Report how many lines below contain the word "document", and give only that number.

▸ GIVEN RECORDS
— Begin —

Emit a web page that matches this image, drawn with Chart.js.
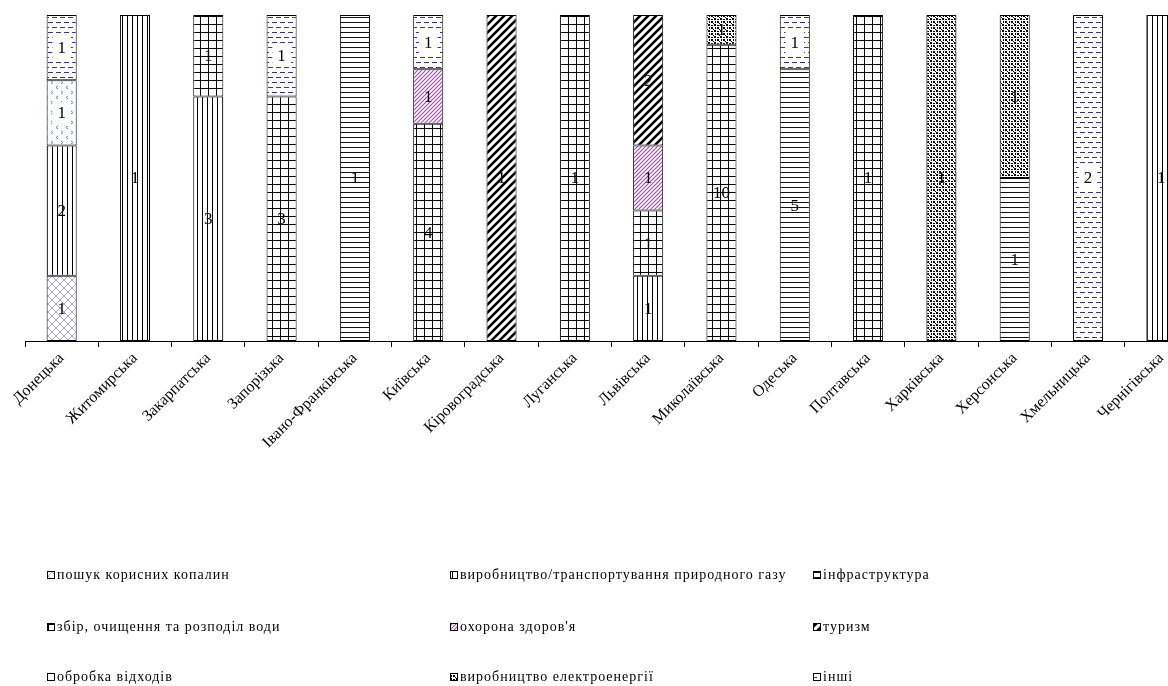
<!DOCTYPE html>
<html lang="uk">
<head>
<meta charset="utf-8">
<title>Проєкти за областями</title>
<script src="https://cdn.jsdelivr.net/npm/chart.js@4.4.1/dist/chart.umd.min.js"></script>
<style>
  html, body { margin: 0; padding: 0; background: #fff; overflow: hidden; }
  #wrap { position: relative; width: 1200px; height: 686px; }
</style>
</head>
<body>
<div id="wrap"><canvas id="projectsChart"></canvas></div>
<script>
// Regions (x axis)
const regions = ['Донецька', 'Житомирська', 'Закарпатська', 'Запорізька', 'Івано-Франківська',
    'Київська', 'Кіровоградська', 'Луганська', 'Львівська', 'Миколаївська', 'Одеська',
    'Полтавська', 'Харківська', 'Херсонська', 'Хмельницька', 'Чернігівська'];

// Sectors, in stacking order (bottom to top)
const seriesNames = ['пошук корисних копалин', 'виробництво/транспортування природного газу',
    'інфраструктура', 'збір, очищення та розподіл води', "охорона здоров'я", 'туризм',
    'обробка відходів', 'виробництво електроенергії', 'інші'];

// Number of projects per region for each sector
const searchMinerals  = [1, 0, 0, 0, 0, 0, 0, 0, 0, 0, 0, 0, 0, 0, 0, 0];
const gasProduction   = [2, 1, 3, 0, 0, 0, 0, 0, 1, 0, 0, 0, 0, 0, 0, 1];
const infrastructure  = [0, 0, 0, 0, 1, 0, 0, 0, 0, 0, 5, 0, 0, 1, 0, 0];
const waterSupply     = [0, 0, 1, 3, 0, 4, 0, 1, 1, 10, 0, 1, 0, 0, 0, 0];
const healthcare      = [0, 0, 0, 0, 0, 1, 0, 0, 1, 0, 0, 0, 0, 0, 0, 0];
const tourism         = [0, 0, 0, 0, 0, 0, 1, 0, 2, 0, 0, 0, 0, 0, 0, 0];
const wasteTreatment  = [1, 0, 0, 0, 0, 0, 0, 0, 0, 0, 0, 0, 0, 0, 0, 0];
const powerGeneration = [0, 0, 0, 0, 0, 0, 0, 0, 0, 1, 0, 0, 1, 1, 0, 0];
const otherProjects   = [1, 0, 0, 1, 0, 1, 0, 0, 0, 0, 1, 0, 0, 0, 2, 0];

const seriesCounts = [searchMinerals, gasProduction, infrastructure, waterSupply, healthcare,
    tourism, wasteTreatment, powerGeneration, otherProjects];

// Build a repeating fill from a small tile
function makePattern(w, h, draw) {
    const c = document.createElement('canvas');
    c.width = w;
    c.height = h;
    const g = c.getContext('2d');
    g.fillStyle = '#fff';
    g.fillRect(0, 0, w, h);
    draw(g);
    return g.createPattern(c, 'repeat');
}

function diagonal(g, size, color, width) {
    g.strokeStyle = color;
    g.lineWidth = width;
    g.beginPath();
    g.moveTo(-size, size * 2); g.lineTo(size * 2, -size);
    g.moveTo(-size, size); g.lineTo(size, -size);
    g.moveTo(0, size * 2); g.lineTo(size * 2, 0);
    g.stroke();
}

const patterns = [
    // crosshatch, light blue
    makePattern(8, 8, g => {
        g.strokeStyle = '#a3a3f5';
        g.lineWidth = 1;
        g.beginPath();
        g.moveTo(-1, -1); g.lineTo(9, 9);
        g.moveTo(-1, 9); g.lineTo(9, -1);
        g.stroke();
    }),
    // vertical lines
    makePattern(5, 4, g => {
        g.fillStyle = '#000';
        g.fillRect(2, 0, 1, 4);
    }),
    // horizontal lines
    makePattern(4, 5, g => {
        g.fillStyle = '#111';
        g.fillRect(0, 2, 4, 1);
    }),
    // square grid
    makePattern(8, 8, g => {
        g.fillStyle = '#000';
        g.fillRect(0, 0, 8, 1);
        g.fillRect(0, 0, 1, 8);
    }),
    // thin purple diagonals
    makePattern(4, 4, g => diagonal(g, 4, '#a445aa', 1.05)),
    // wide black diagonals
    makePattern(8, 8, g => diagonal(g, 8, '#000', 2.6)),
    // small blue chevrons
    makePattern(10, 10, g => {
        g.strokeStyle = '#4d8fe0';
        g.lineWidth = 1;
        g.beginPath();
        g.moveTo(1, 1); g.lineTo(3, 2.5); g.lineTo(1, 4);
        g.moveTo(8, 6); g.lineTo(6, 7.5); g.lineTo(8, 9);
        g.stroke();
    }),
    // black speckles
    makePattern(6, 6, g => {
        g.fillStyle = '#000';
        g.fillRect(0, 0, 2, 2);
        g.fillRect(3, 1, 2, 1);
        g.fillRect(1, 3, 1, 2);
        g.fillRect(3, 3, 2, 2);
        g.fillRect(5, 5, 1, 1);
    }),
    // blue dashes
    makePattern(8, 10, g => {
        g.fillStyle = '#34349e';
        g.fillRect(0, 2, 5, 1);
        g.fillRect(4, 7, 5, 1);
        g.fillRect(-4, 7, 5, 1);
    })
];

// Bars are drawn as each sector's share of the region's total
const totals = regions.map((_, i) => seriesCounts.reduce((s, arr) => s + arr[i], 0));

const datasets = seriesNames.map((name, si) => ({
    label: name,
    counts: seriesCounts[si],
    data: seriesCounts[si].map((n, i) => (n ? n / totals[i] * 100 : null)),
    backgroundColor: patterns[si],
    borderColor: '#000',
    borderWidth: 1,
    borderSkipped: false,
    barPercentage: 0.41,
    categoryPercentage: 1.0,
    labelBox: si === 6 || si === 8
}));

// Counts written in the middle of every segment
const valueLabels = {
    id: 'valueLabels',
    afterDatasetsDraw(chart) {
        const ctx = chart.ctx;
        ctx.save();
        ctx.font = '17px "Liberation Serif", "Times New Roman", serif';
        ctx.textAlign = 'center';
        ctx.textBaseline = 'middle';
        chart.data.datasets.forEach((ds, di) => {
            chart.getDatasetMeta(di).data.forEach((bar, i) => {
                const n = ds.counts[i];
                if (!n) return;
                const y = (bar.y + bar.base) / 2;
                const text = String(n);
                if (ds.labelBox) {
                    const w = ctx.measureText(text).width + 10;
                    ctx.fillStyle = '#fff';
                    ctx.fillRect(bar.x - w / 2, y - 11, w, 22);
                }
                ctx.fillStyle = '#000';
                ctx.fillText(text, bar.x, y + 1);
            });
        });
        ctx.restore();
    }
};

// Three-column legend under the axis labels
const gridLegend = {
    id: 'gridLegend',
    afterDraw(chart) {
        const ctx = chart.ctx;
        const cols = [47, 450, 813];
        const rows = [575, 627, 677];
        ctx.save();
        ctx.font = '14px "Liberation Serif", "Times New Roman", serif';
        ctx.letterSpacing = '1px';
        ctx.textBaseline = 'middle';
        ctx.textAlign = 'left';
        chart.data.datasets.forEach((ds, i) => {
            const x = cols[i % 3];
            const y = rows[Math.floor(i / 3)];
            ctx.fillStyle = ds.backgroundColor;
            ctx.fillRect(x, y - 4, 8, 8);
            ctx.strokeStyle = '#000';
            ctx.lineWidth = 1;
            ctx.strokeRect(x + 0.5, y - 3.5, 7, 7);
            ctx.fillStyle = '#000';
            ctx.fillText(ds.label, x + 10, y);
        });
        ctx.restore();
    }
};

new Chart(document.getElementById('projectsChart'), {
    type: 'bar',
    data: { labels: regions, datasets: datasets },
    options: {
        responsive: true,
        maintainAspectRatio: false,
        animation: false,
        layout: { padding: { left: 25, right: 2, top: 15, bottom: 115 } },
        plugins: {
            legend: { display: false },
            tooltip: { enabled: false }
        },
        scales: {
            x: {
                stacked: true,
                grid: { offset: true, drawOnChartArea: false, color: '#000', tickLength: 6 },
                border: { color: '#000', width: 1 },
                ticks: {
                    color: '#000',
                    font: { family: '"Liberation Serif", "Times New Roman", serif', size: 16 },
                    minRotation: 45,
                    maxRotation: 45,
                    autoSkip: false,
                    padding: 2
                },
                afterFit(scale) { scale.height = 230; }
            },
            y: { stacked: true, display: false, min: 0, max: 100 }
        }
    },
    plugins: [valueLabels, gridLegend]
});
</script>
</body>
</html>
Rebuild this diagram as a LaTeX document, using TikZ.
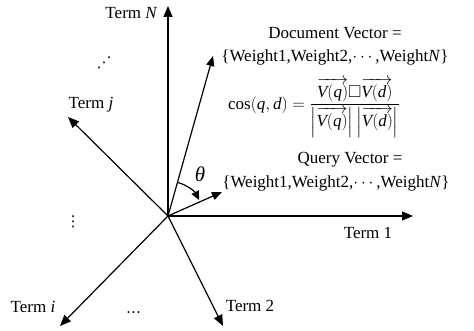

— End —

▸ ANSWER IN FULL
3